- Exercise: Retype the whole listing below, character for character.

- Record set:

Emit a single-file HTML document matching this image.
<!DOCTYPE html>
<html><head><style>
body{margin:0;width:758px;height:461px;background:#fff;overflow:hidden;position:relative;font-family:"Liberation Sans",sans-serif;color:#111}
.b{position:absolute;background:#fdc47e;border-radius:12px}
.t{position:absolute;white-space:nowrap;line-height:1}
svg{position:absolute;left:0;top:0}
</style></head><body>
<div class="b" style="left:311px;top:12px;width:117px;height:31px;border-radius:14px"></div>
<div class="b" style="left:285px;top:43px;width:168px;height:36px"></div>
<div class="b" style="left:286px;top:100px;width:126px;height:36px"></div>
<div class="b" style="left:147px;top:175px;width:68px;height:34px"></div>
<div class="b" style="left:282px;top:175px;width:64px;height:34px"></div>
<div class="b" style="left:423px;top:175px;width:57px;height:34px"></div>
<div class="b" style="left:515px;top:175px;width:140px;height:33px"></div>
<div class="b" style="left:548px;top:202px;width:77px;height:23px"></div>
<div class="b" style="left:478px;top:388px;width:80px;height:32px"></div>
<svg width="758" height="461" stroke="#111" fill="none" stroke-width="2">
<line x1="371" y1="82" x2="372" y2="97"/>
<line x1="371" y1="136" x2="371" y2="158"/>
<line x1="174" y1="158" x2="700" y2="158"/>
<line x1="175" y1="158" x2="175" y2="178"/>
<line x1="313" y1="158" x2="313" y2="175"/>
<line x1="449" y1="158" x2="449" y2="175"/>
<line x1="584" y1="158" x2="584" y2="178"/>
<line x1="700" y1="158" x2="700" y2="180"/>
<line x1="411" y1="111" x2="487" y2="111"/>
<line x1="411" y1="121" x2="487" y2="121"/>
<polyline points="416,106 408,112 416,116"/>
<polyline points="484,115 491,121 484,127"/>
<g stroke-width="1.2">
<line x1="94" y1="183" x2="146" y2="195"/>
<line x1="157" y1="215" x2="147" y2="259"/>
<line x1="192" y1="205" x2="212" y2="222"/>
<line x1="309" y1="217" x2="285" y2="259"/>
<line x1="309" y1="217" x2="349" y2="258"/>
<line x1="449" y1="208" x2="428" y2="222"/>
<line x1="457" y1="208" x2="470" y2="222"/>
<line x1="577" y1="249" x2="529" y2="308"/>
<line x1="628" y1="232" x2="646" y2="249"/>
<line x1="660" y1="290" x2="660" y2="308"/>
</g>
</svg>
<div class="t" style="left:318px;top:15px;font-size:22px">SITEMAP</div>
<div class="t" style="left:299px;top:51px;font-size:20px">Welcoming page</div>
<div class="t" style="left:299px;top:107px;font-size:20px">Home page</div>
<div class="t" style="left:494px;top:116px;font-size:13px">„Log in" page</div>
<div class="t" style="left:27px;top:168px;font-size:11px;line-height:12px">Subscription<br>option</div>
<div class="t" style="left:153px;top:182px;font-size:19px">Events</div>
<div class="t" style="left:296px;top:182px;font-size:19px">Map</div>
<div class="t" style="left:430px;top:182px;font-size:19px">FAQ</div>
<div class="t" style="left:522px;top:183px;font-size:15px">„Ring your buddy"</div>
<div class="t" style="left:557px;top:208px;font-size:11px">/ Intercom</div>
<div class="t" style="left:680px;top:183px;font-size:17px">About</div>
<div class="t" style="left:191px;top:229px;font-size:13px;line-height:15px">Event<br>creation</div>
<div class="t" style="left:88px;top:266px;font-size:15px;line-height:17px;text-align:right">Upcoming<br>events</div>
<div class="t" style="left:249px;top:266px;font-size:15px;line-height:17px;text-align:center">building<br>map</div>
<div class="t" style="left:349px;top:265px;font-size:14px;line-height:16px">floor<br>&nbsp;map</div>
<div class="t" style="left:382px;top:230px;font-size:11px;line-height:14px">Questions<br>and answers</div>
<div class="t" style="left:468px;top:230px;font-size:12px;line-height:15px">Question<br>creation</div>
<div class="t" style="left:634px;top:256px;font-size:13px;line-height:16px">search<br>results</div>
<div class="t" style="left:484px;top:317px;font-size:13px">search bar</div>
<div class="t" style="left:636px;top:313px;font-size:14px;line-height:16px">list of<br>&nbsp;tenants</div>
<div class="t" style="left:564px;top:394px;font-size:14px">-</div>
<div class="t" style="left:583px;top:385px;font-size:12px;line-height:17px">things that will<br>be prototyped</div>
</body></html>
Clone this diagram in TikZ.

- Exercise output:
Emit a single-file HTML document matching this image.
<!DOCTYPE html>
<html><head><style>
body{margin:0;width:758px;height:461px;background:#fff;overflow:hidden;position:relative;font-family:"Liberation Sans",sans-serif;color:#111}
.b{position:absolute;background:#fdc47e;border-radius:12px}
.t{position:absolute;white-space:nowrap;line-height:1}
svg{position:absolute;left:0;top:0}
</style></head><body>
<div class="b" style="left:311px;top:12px;width:117px;height:31px;border-radius:14px"></div>
<div class="b" style="left:285px;top:43px;width:168px;height:36px"></div>
<div class="b" style="left:286px;top:100px;width:126px;height:36px"></div>
<div class="b" style="left:147px;top:175px;width:68px;height:34px"></div>
<div class="b" style="left:282px;top:175px;width:64px;height:34px"></div>
<div class="b" style="left:423px;top:175px;width:57px;height:34px"></div>
<div class="b" style="left:515px;top:175px;width:140px;height:33px"></div>
<div class="b" style="left:548px;top:202px;width:77px;height:23px"></div>
<div class="b" style="left:478px;top:388px;width:80px;height:32px"></div>
<svg width="758" height="461" stroke="#111" fill="none" stroke-width="2">
<line x1="371" y1="82" x2="372" y2="97"/>
<line x1="371" y1="136" x2="371" y2="158"/>
<line x1="174" y1="158" x2="700" y2="158"/>
<line x1="175" y1="158" x2="175" y2="178"/>
<line x1="313" y1="158" x2="313" y2="175"/>
<line x1="449" y1="158" x2="449" y2="175"/>
<line x1="584" y1="158" x2="584" y2="178"/>
<line x1="700" y1="158" x2="700" y2="180"/>
<line x1="411" y1="111" x2="487" y2="111"/>
<line x1="411" y1="121" x2="487" y2="121"/>
<polyline points="416,106 408,112 416,116"/>
<polyline points="484,115 491,121 484,127"/>
<g stroke-width="1.2">
<line x1="94" y1="183" x2="146" y2="195"/>
<line x1="157" y1="215" x2="147" y2="259"/>
<line x1="192" y1="205" x2="212" y2="222"/>
<line x1="309" y1="217" x2="285" y2="259"/>
<line x1="309" y1="217" x2="349" y2="258"/>
<line x1="449" y1="208" x2="428" y2="222"/>
<line x1="457" y1="208" x2="470" y2="222"/>
<line x1="577" y1="249" x2="529" y2="308"/>
<line x1="628" y1="232" x2="646" y2="249"/>
<line x1="660" y1="290" x2="660" y2="308"/>
</g>
</svg>
<div class="t" style="left:318px;top:15px;font-size:22px">SITEMAP</div>
<div class="t" style="left:299px;top:51px;font-size:20px">Welcoming page</div>
<div class="t" style="left:299px;top:107px;font-size:20px">Home page</div>
<div class="t" style="left:494px;top:116px;font-size:13px">„Log in" page</div>
<div class="t" style="left:27px;top:168px;font-size:11px;line-height:12px">Subscription<br>option</div>
<div class="t" style="left:153px;top:182px;font-size:19px">Events</div>
<div class="t" style="left:296px;top:182px;font-size:19px">Map</div>
<div class="t" style="left:430px;top:182px;font-size:19px">FAQ</div>
<div class="t" style="left:522px;top:183px;font-size:15px">„Ring your buddy"</div>
<div class="t" style="left:557px;top:208px;font-size:11px">/ Intercom</div>
<div class="t" style="left:680px;top:183px;font-size:17px">About</div>
<div class="t" style="left:191px;top:229px;font-size:13px;line-height:15px">Event<br>creation</div>
<div class="t" style="left:88px;top:266px;font-size:15px;line-height:17px;text-align:right">Upcoming<br>events</div>
<div class="t" style="left:249px;top:266px;font-size:15px;line-height:17px;text-align:center">building<br>map</div>
<div class="t" style="left:349px;top:265px;font-size:14px;line-height:16px">floor<br>&nbsp;map</div>
<div class="t" style="left:382px;top:230px;font-size:11px;line-height:14px">Questions<br>and answers</div>
<div class="t" style="left:468px;top:230px;font-size:12px;line-height:15px">Question<br>creation</div>
<div class="t" style="left:634px;top:256px;font-size:13px;line-height:16px">search<br>results</div>
<div class="t" style="left:484px;top:317px;font-size:13px">search bar</div>
<div class="t" style="left:636px;top:313px;font-size:14px;line-height:16px">list of<br>&nbsp;tenants</div>
<div class="t" style="left:564px;top:394px;font-size:14px">-</div>
<div class="t" style="left:583px;top:385px;font-size:12px;line-height:17px">things that will<br>be prototyped</div>
</body></html>
Clone this diagram in TikZ.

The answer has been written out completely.